_Directions_:
Look through the material below and copy exactly the lines from the line with "Output the Python" to the line with "0, -47, 29]", those two lines included.
╭──
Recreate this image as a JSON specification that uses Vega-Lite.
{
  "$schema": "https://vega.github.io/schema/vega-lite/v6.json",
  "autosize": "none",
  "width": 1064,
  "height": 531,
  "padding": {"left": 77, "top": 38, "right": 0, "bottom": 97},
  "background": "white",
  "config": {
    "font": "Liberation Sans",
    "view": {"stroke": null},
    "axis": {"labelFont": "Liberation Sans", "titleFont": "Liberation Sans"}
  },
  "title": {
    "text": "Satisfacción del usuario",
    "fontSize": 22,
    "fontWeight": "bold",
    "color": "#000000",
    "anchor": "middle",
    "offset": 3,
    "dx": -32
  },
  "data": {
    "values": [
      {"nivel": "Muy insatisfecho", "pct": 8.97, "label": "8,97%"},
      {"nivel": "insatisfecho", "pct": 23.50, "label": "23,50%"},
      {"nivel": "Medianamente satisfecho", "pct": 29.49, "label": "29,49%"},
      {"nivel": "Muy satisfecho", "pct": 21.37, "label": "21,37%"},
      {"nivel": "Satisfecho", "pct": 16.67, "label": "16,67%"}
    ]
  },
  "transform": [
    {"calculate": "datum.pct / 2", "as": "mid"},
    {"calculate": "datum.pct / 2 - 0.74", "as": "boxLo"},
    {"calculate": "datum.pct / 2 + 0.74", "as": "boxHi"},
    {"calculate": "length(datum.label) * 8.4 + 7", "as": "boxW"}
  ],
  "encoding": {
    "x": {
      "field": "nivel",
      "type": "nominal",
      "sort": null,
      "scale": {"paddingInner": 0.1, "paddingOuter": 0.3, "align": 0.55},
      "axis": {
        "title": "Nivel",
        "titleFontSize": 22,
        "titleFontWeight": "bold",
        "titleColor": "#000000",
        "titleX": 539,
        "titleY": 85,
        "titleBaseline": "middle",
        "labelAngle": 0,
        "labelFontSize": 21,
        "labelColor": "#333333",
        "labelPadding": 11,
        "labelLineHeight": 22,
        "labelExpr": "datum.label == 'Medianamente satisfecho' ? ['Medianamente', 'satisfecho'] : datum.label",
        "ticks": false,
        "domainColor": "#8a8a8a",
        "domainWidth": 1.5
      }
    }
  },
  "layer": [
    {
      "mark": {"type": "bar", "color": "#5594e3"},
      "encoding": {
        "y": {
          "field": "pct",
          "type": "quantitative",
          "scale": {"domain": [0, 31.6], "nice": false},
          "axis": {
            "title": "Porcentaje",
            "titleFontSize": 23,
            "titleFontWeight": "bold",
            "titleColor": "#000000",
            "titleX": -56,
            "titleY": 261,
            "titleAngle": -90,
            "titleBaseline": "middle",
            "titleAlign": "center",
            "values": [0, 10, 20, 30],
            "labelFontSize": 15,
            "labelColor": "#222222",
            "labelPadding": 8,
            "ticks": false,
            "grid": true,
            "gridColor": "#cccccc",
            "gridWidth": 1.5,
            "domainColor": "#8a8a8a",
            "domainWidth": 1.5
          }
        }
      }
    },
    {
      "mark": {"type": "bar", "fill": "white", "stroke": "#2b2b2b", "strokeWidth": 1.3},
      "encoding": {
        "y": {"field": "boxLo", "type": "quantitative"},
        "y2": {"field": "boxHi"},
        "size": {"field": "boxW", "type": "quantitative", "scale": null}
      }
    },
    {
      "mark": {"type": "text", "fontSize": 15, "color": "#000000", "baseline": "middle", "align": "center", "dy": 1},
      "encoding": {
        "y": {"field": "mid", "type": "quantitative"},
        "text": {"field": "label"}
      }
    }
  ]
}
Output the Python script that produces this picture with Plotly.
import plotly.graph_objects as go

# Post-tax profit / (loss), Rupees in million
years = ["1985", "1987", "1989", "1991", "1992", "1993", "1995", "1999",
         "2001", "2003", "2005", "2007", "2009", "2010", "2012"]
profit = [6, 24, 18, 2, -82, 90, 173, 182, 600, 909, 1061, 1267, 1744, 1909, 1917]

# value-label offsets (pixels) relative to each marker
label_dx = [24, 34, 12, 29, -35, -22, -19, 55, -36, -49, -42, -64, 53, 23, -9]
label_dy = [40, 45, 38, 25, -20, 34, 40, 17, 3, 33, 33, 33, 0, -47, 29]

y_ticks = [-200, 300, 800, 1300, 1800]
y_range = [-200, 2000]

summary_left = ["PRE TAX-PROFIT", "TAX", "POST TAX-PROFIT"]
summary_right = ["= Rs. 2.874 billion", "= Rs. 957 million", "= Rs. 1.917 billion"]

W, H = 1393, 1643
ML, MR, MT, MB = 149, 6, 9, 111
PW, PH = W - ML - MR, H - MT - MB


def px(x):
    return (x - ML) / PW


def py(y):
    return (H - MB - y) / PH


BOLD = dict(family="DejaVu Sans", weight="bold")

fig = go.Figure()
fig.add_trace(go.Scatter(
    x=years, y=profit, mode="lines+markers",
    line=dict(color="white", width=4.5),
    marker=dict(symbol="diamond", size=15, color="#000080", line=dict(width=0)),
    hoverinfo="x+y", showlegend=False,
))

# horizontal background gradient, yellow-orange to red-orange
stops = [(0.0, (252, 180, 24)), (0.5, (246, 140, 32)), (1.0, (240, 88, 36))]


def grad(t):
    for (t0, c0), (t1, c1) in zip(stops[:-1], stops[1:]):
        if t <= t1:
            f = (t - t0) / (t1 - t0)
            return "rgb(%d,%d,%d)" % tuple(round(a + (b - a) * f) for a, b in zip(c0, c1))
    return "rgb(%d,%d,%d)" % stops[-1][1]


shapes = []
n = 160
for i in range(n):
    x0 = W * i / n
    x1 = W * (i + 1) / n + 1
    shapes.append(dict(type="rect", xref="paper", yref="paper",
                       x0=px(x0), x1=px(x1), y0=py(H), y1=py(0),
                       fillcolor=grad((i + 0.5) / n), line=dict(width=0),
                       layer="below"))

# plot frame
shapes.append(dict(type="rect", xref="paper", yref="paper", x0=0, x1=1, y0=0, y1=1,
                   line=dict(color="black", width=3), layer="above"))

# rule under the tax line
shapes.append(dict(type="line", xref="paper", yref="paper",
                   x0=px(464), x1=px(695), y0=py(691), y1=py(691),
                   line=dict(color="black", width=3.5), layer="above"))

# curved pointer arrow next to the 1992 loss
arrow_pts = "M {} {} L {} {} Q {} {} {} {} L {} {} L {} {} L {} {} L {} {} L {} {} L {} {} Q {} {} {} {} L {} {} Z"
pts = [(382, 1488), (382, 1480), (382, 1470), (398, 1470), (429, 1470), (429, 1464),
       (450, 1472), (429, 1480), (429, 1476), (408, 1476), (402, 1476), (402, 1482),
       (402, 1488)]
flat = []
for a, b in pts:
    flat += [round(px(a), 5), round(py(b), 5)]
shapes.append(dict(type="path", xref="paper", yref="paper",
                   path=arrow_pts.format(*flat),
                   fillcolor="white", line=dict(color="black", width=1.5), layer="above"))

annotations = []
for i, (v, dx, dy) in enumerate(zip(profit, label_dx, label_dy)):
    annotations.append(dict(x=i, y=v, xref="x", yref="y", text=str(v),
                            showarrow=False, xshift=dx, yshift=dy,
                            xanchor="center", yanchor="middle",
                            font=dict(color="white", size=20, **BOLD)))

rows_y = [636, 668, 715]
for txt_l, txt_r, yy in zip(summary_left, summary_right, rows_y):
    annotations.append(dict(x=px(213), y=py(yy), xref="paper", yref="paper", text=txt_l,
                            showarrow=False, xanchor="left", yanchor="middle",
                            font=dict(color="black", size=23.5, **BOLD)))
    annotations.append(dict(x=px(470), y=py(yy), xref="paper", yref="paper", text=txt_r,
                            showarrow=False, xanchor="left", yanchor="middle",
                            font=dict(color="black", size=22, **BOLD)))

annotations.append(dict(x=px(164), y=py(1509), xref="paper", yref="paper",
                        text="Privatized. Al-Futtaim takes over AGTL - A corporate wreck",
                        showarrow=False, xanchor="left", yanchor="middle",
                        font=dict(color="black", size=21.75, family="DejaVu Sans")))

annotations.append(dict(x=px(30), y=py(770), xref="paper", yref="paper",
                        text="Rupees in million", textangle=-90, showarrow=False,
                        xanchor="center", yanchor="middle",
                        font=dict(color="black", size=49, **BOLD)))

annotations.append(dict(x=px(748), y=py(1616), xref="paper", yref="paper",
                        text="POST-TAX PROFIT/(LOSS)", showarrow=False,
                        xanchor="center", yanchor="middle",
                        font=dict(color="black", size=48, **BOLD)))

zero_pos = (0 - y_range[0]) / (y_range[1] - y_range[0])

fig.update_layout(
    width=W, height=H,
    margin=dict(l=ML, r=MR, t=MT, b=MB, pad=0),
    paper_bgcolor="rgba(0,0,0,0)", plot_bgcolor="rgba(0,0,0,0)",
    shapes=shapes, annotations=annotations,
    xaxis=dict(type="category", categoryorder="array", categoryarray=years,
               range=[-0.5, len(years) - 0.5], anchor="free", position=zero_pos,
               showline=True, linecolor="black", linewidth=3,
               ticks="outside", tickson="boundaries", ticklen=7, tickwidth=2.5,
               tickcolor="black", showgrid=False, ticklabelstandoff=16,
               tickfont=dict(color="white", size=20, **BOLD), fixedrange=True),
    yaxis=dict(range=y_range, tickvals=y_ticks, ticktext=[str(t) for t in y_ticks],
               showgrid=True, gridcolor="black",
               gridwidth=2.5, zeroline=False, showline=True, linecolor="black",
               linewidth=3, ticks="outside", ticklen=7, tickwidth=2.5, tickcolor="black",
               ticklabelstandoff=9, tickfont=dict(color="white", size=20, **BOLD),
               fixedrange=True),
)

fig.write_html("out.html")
╰──
_The answer_:
Output the Python script that produces this picture with Plotly.
import plotly.graph_objects as go

# Post-tax profit / (loss), Rupees in million
years = ["1985", "1987", "1989", "1991", "1992", "1993", "1995", "1999",
         "2001", "2003", "2005", "2007", "2009", "2010", "2012"]
profit = [6, 24, 18, 2, -82, 90, 173, 182, 600, 909, 1061, 1267, 1744, 1909, 1917]

# value-label offsets (pixels) relative to each marker
label_dx = [24, 34, 12, 29, -35, -22, -19, 55, -36, -49, -42, -64, 53, 23, -9]
label_dy = [40, 45, 38, 25, -20, 34, 40, 17, 3, 33, 33, 33, 0, -47, 29]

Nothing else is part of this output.